I'm writing an external library (a component controller) for use with mbed 5 and plan to make it available in the mbed repositories. I want to write tests to confirm that my code is working properly, but they're just regular ordinary unit tests and don't need to be run on an embedded controller. I'm looking at Catch as my framework, which provides a main
for the test suite.
When I build my project with the mbed
CLI or Eclipse CDT (using an exported project), what .cpp
files are included, and what .o
files are linked into the embedded image? Does the image only include code pulled in from my main.cpp
file via includes, or does it compile and link all of the .cpp
files visible (potentially including my test cases)? If the latter, is there a clean way to exclude them that won't collide with the built-in utest functionality?
All .cpp
files are included, but there are some exceptions. FEATURE_
and TARGET_
folders are special, and are only added when your board has a certain feature (or is part of a certain target).
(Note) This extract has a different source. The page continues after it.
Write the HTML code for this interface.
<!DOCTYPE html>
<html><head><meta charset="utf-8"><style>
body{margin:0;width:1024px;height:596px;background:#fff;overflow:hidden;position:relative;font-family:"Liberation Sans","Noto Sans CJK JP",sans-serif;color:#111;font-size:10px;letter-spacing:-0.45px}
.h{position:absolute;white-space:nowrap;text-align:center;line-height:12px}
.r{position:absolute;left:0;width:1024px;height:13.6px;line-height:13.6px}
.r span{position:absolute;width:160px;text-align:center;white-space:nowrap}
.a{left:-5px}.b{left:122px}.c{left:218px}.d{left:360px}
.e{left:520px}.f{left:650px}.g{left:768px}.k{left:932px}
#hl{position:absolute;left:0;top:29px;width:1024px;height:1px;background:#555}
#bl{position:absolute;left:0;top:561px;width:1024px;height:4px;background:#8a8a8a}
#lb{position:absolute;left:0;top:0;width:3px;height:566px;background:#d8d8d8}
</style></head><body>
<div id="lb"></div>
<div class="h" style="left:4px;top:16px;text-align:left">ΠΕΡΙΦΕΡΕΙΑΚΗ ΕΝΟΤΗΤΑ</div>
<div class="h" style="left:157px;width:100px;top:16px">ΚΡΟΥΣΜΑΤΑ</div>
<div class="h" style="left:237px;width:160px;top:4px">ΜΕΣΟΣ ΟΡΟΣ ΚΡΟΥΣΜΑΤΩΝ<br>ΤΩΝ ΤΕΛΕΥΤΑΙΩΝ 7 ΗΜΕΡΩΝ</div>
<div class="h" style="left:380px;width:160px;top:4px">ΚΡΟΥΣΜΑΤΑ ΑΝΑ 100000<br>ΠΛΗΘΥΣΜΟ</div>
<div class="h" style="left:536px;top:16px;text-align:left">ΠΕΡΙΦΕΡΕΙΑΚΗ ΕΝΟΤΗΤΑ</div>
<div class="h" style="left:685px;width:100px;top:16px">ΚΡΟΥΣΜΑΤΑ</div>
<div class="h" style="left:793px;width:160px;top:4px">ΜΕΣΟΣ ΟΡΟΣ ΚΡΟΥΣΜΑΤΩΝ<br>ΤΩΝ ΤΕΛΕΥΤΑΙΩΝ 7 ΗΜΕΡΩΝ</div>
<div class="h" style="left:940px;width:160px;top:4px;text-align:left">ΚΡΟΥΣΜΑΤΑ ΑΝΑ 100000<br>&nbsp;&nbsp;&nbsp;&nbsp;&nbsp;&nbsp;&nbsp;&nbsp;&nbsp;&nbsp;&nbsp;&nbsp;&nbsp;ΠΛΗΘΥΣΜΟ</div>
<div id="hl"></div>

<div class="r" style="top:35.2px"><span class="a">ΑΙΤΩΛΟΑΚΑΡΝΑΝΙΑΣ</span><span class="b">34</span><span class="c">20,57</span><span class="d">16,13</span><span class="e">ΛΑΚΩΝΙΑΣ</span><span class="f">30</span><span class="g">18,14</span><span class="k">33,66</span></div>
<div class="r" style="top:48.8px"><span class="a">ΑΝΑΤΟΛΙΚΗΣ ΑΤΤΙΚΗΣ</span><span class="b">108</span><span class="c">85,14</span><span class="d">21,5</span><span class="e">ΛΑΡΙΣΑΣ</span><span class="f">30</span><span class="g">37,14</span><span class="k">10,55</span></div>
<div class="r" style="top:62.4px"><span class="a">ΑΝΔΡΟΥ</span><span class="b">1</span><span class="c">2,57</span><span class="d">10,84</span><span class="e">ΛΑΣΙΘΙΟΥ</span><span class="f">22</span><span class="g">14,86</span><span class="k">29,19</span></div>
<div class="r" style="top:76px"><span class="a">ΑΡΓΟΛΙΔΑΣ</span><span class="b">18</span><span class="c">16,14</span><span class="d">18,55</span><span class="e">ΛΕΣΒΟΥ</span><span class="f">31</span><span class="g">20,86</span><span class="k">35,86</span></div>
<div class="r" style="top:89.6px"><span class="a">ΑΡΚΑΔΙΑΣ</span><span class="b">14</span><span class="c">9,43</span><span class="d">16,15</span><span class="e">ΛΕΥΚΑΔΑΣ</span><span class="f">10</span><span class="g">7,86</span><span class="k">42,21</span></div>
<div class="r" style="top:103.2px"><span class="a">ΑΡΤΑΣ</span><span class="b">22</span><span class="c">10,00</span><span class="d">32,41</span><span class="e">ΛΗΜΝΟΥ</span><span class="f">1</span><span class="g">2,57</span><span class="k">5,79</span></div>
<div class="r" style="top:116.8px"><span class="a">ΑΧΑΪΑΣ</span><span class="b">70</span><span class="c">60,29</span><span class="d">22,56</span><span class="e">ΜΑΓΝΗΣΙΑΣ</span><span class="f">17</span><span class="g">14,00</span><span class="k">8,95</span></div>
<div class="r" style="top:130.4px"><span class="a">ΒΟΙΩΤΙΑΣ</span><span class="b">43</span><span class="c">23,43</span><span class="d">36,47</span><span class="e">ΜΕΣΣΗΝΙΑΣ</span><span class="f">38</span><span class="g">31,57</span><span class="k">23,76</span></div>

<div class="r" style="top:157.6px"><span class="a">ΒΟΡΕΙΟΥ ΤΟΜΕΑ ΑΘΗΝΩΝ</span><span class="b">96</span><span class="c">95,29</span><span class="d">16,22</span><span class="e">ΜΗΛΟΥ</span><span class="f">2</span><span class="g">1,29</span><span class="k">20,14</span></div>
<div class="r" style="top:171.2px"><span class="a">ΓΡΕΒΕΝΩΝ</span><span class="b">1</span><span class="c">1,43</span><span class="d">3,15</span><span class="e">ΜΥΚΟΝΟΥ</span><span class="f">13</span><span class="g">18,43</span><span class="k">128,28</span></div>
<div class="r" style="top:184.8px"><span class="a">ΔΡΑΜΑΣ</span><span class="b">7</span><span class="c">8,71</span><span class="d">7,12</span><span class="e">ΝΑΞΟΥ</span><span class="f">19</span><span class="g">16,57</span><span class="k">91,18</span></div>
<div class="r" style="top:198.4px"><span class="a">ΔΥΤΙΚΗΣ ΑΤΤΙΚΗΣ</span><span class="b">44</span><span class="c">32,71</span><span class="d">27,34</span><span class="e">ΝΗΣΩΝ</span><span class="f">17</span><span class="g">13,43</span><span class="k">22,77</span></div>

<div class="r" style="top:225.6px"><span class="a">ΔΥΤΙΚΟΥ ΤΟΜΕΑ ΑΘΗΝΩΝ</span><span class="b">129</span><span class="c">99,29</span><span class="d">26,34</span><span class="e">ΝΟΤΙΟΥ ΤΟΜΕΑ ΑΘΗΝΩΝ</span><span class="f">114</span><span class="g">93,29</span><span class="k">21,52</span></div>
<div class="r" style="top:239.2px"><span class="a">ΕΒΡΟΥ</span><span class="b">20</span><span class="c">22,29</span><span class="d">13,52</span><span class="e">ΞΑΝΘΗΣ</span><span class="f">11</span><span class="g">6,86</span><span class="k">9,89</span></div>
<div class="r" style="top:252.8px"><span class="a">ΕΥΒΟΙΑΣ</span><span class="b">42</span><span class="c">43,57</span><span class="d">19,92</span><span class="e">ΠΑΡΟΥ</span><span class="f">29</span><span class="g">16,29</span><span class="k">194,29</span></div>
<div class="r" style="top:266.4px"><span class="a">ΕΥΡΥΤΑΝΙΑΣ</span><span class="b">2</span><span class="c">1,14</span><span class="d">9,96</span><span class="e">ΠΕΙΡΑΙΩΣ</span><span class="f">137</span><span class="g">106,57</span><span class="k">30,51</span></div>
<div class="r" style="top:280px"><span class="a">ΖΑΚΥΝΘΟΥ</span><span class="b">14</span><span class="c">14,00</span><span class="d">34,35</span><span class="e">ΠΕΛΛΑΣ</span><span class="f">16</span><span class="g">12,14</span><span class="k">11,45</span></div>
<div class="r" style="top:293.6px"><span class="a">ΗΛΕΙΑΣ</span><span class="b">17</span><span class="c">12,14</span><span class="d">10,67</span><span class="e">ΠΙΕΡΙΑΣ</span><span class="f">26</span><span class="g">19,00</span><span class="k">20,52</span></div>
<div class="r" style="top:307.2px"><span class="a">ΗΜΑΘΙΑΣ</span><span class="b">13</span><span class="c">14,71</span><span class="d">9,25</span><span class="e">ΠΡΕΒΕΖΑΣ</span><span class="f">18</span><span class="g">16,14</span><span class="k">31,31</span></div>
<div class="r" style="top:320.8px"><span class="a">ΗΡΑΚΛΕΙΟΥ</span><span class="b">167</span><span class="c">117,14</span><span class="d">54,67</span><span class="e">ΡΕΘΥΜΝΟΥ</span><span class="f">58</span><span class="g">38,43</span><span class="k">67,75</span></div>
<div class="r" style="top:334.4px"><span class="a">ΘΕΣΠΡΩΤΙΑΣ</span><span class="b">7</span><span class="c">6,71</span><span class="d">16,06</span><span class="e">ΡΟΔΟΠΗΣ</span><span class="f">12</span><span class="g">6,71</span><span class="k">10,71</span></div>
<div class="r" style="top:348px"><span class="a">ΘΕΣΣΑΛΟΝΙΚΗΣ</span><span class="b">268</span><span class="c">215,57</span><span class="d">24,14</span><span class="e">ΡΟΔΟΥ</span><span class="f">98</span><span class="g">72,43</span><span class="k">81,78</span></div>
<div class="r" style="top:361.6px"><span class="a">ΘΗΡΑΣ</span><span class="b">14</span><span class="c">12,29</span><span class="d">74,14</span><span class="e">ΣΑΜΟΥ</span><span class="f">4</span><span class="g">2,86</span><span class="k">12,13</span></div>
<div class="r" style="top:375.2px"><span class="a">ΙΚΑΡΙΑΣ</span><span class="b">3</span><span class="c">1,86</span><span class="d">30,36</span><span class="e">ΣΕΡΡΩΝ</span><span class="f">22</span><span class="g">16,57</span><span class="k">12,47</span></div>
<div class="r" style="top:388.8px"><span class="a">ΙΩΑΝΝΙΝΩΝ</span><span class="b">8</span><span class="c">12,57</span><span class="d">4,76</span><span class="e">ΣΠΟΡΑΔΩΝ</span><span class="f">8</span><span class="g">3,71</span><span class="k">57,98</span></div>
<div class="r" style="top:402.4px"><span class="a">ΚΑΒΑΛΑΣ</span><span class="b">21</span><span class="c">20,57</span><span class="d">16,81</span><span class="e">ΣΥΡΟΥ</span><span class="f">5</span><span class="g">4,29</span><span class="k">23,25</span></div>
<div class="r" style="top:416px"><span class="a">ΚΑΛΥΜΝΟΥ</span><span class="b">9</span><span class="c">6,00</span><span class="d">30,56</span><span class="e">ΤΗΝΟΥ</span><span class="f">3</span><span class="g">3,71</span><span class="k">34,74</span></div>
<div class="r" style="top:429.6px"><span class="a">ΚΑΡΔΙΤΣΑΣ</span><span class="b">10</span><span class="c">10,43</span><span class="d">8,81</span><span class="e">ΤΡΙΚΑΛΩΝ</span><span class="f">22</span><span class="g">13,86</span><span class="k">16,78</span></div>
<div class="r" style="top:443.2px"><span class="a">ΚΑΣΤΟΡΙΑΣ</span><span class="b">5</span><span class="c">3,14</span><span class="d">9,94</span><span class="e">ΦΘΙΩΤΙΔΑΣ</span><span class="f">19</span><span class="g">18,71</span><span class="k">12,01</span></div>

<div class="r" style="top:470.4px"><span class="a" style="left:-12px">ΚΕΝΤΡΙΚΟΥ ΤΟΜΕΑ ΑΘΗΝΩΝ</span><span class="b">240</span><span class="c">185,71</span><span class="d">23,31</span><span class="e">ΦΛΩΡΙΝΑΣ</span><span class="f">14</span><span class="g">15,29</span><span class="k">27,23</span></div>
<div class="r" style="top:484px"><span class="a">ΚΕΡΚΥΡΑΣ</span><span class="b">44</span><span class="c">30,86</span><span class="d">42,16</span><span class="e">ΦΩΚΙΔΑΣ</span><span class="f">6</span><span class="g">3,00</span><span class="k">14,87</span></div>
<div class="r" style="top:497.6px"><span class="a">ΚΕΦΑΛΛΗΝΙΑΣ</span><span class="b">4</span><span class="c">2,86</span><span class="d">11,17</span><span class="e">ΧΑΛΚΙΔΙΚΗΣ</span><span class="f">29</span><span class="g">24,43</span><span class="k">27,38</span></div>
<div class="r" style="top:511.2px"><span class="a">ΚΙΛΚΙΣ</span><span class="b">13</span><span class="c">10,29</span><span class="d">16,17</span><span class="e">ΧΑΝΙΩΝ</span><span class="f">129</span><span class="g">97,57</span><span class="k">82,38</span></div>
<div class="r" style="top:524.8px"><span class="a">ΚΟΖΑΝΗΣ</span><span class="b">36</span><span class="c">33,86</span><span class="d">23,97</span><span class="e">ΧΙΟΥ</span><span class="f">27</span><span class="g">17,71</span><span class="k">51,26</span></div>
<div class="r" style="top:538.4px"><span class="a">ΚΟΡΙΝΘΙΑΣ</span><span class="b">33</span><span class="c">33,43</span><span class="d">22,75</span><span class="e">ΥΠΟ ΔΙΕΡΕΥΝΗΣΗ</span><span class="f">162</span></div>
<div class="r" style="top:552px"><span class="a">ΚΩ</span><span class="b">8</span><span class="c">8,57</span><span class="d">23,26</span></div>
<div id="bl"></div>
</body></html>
I think there's something special about TESTS
as well.
You can see the exact commands that are fed into the compiler / linker via mbed compile -v
, or if you want a neat list, export to a makefile via mbed export -i make_gcc_arm
, which will list all files.
If you want to learn more about the inner specifics, or want to script around these, all logic is implemented in a Python module, and you can use this in your own Python scripts to get lists of headers / symbols / defines / etc. that will be included. For example, see vscode/__init.py__
.
Note: if you want to exclude a certain file or folder, you can do so via .mbedignore.